WRITTEN TASK >> In the entries below, repeat only the lines between those holding "Rebuild this chart" and "const sourceText = 'Bloomberg';", inclusive. Leave pictures out.

DATA ENTRIES >>
- - - - -

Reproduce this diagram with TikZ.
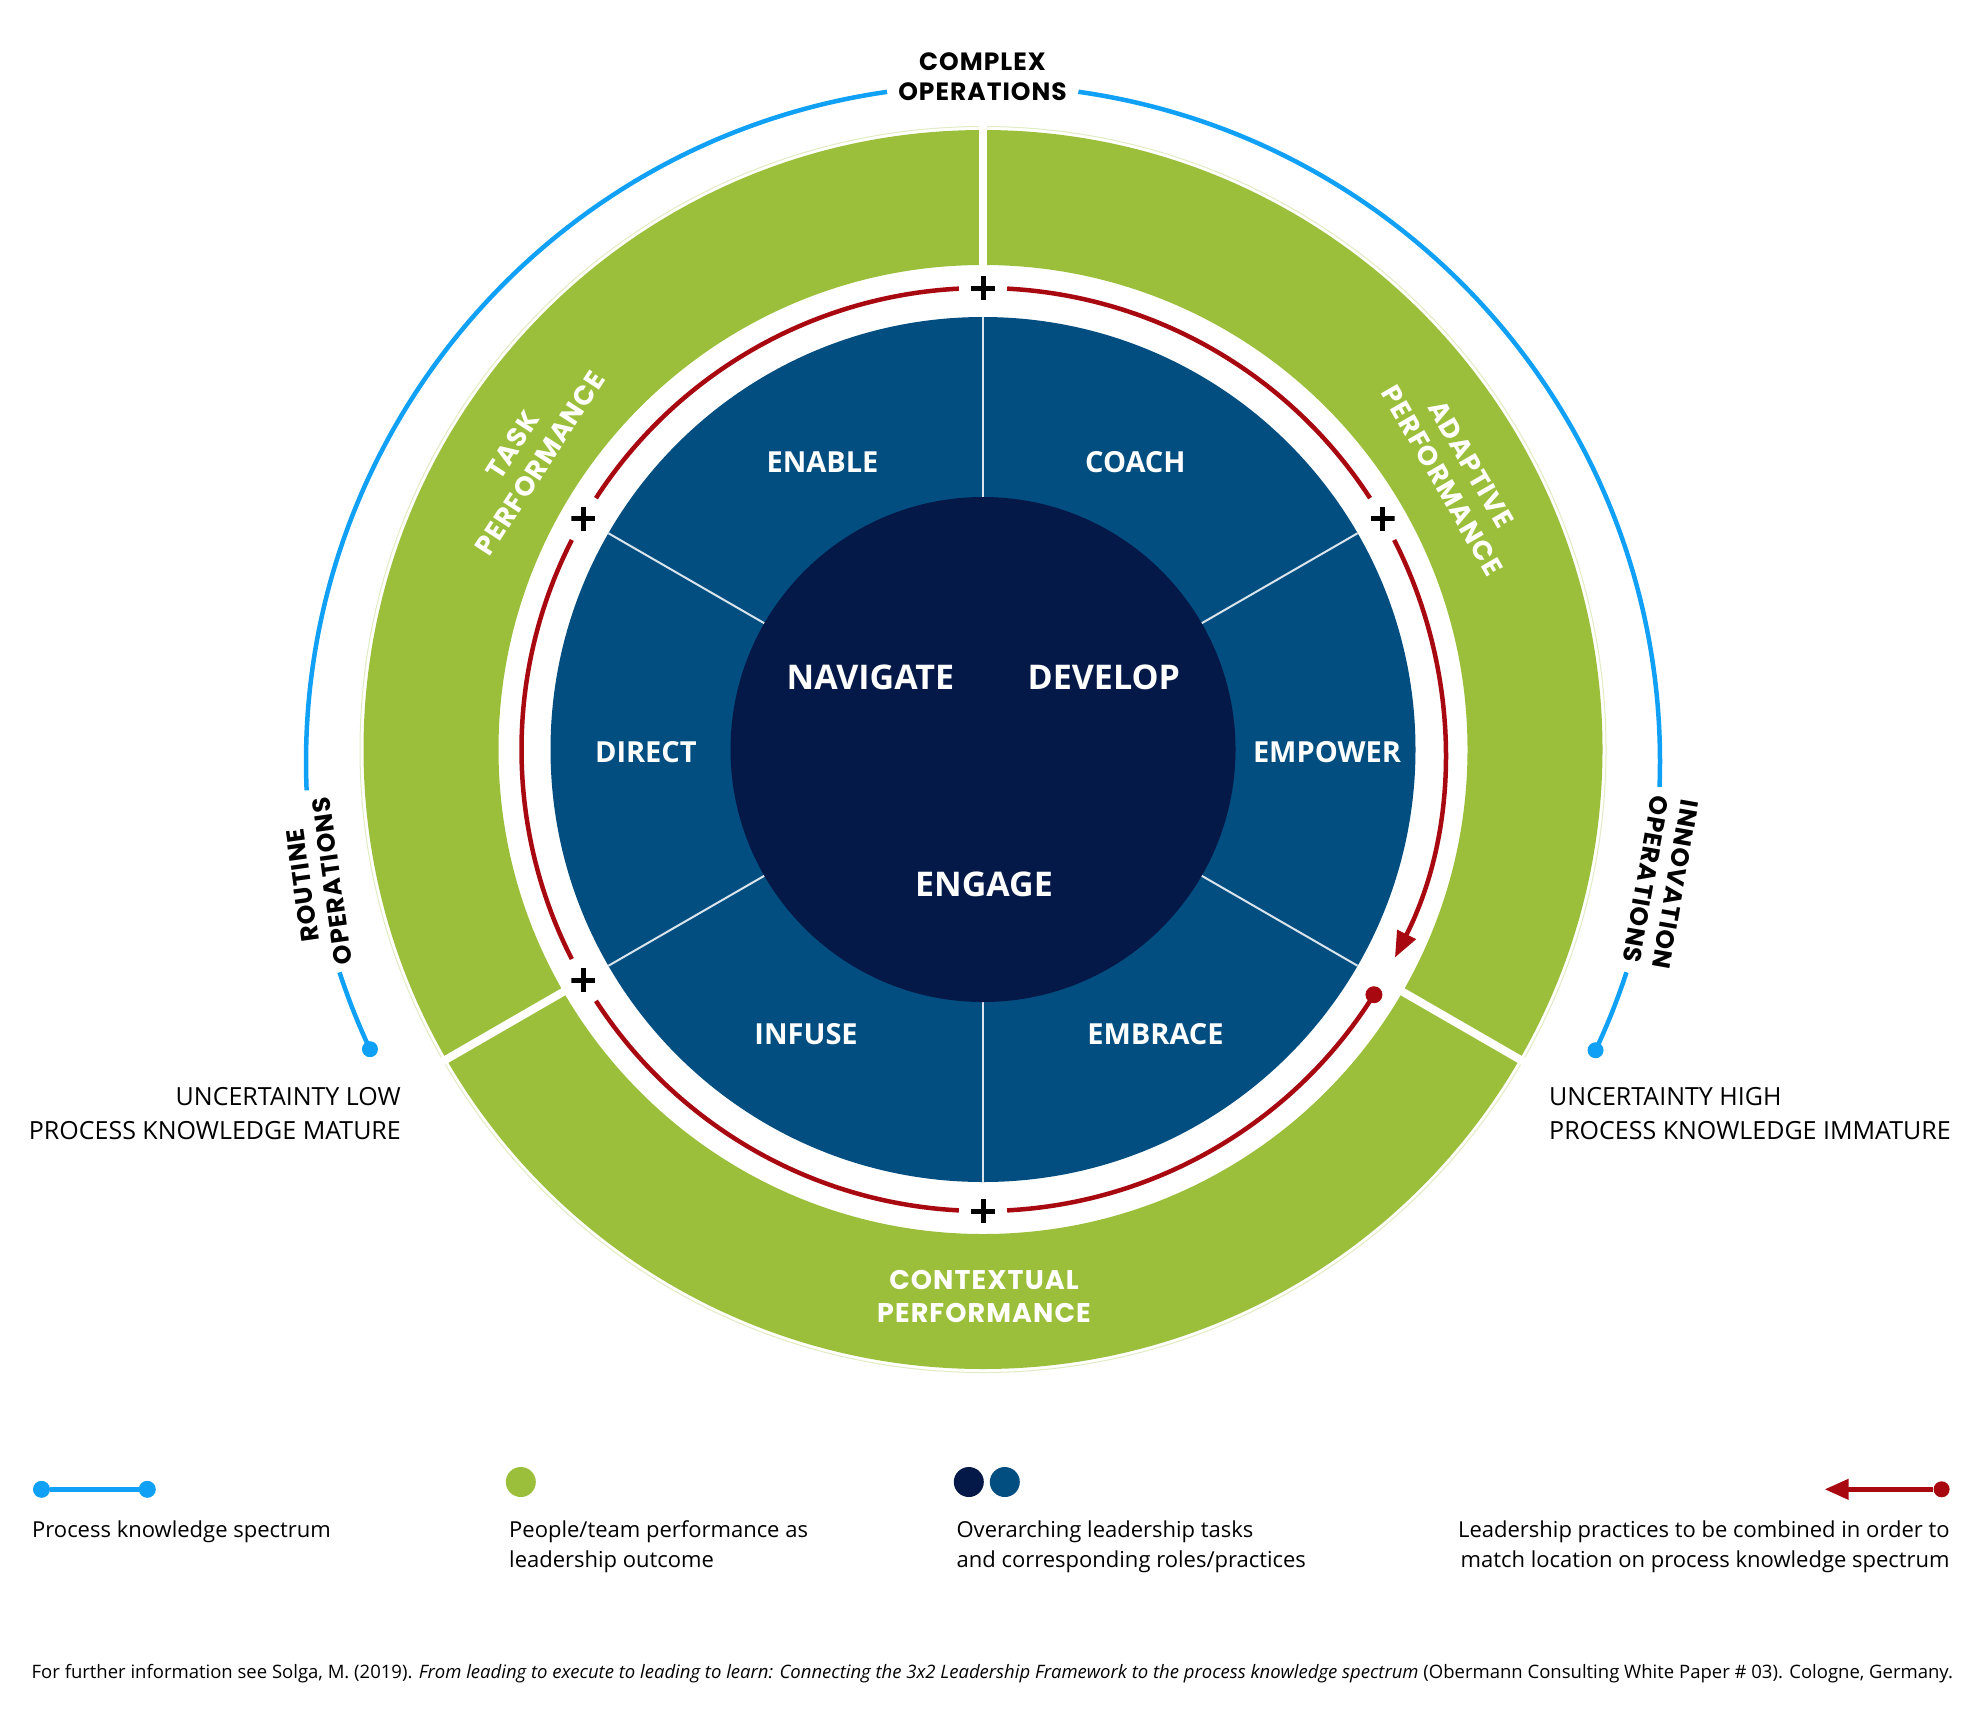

- - - - -

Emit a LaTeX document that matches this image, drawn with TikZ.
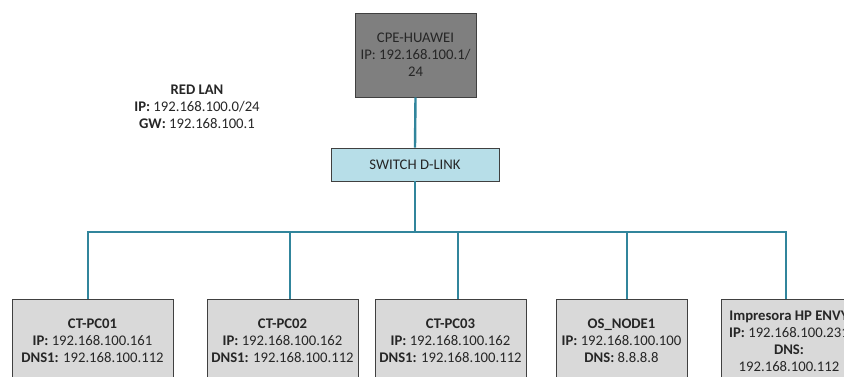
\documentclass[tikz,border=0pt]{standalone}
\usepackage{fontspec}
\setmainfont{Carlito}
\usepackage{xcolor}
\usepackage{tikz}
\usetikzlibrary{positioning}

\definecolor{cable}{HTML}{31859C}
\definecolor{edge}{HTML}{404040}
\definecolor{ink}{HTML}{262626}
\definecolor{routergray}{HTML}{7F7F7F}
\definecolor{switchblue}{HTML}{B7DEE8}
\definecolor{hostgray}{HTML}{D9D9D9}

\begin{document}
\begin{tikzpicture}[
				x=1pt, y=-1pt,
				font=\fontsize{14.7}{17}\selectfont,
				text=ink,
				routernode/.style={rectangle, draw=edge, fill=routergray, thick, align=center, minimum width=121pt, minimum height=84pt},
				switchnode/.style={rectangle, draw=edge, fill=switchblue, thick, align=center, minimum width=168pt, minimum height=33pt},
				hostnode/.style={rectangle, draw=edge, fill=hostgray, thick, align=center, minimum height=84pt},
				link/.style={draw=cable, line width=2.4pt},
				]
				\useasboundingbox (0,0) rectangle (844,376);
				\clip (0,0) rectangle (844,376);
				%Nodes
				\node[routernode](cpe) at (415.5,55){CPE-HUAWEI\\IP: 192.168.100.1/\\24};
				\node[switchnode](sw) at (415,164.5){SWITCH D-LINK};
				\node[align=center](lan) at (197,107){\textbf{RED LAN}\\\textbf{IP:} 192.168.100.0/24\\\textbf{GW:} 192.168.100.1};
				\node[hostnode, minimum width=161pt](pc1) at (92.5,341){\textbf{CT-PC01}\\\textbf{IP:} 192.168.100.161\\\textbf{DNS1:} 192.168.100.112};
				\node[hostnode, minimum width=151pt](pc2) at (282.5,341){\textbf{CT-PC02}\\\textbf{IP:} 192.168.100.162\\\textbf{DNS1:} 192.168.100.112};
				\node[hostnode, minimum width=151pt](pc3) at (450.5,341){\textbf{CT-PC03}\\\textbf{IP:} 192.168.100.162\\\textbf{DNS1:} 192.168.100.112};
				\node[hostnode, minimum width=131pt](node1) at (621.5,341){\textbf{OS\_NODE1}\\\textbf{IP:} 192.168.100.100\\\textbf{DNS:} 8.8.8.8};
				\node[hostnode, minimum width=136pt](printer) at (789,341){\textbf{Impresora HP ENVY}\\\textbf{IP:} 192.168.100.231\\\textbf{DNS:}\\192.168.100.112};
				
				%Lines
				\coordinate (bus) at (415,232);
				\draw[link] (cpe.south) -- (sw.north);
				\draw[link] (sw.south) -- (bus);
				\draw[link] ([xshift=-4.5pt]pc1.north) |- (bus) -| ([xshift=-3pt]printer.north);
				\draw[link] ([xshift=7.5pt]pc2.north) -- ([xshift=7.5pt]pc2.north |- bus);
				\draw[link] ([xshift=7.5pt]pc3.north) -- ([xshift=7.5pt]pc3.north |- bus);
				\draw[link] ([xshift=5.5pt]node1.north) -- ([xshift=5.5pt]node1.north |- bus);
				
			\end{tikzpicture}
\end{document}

- - - - -

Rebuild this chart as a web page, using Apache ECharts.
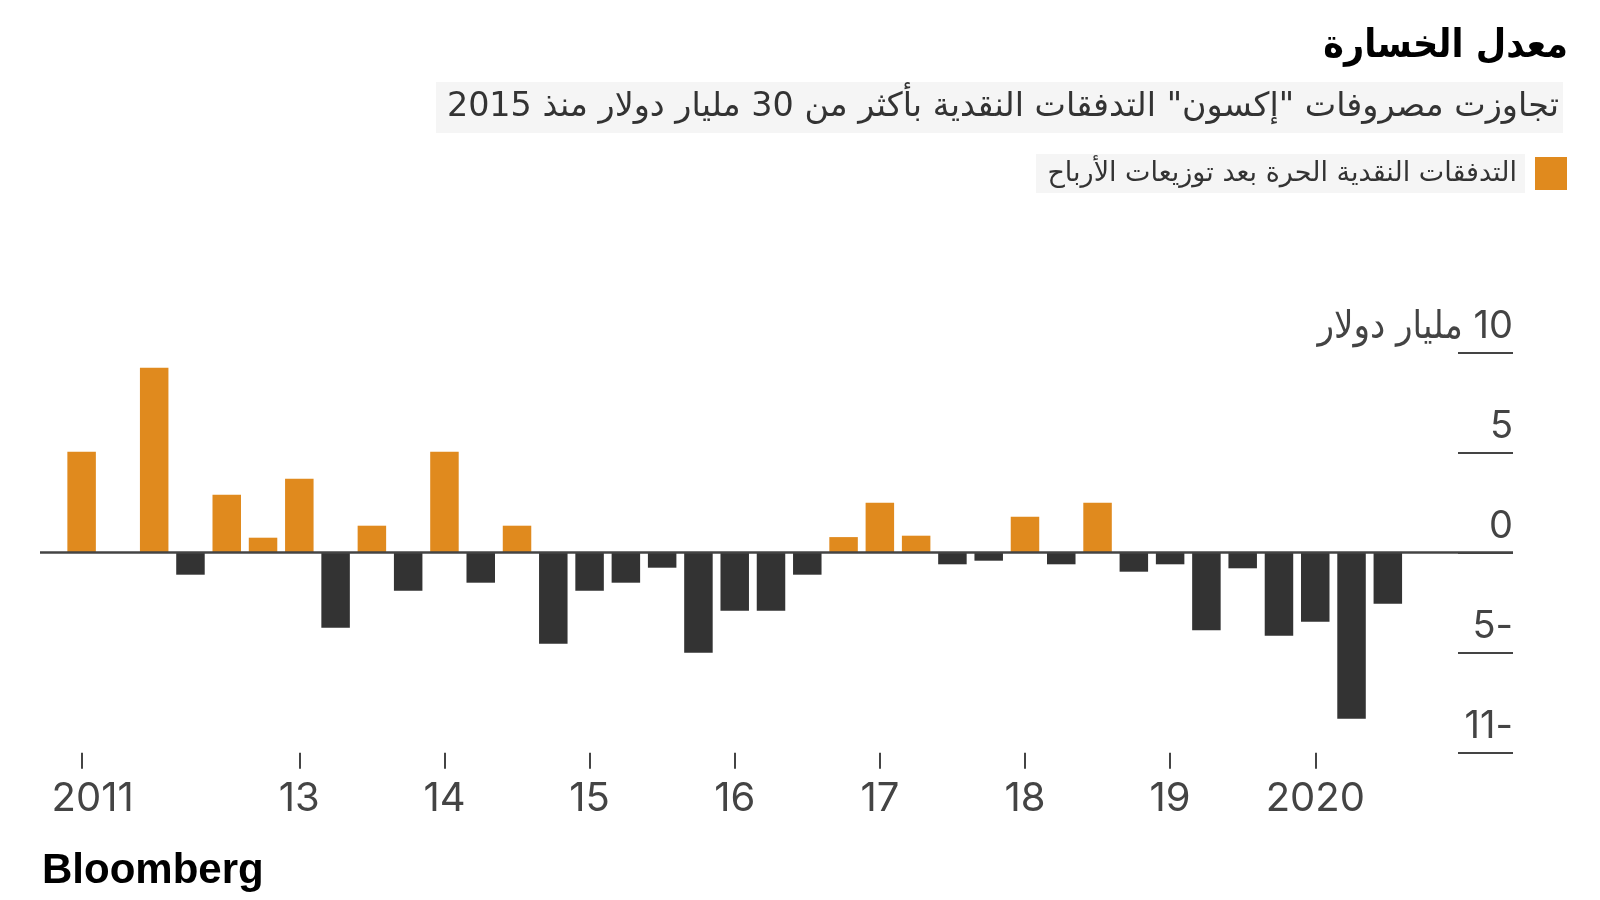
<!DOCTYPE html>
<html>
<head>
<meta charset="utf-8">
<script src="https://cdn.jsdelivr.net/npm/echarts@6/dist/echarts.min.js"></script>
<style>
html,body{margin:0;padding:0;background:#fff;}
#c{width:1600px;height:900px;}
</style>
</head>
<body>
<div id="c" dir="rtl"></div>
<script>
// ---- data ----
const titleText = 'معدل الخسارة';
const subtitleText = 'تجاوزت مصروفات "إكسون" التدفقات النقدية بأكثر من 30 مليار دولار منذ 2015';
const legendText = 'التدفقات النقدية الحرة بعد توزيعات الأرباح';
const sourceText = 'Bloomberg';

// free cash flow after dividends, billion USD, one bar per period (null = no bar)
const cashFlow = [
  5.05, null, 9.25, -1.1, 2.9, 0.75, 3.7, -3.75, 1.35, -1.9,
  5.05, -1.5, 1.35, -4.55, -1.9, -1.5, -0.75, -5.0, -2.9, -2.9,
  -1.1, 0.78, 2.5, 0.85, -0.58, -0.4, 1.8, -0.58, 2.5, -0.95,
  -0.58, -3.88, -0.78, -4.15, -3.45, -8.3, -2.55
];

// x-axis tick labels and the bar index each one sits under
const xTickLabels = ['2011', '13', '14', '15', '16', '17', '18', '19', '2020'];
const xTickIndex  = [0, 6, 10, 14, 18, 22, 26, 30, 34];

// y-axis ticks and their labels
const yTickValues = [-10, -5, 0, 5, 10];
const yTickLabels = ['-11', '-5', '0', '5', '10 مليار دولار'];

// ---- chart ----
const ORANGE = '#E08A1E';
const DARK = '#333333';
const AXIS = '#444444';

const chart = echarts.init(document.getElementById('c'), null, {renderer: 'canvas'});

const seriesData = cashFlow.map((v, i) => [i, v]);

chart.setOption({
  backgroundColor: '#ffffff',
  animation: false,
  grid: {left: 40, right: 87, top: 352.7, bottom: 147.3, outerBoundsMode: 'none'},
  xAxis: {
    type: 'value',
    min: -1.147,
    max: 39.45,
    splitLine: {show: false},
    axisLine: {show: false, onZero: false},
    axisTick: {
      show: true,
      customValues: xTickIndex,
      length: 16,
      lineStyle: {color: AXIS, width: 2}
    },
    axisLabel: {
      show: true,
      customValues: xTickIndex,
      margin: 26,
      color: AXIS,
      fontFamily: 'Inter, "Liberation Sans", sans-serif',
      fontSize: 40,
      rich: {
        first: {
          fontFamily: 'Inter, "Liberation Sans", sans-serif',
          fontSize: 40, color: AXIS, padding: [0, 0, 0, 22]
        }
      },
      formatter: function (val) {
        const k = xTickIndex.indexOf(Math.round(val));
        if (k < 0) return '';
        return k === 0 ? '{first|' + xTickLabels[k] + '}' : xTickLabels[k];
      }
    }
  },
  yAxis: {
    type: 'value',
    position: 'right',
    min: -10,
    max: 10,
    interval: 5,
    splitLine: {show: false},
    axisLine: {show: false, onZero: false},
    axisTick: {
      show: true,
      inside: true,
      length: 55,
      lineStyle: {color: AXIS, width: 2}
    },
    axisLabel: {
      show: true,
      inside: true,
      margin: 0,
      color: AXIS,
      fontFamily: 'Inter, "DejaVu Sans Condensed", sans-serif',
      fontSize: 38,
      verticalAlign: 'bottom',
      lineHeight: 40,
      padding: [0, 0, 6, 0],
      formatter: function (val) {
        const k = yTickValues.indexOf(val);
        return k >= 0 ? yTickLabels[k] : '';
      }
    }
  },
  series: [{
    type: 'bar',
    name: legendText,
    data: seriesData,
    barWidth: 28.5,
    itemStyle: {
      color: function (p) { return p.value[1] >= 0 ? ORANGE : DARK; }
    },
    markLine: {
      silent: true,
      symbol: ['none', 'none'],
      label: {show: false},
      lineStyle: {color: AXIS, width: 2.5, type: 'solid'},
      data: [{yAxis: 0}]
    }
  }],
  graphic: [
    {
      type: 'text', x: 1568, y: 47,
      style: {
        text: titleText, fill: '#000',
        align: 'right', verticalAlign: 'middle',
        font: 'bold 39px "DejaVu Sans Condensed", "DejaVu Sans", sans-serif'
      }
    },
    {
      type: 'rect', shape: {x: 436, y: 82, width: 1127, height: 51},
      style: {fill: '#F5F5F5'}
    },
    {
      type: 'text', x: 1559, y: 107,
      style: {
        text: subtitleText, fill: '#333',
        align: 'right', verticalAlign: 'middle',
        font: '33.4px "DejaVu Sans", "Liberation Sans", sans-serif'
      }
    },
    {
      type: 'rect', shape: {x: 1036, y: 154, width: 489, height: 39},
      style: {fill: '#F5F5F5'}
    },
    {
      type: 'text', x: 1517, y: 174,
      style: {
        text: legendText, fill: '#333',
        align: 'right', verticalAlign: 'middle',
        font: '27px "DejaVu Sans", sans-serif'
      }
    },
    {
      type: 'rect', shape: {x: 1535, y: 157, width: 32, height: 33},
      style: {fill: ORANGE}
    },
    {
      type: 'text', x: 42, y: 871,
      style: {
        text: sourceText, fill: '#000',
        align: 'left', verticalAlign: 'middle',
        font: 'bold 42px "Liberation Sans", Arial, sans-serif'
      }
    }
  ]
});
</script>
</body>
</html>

- - - - -

RESULT OF THE TASK >>
Rebuild this chart as a web page, using Apache ECharts.
<!DOCTYPE html>
<html>
<head>
<meta charset="utf-8">
<script src="https://cdn.jsdelivr.net/npm/echarts@6/dist/echarts.min.js"></script>
<style>
html,body{margin:0;padding:0;background:#fff;}
#c{width:1600px;height:900px;}
</style>
</head>
<body>
<div id="c" dir="rtl"></div>
<script>
// ---- data ----
const titleText = 'معدل الخسارة';
const subtitleText = 'تجاوزت مصروفات "إكسون" التدفقات النقدية بأكثر من 30 مليار دولار منذ 2015';
const legendText = 'التدفقات النقدية الحرة بعد توزيعات الأرباح';
const sourceText = 'Bloomberg';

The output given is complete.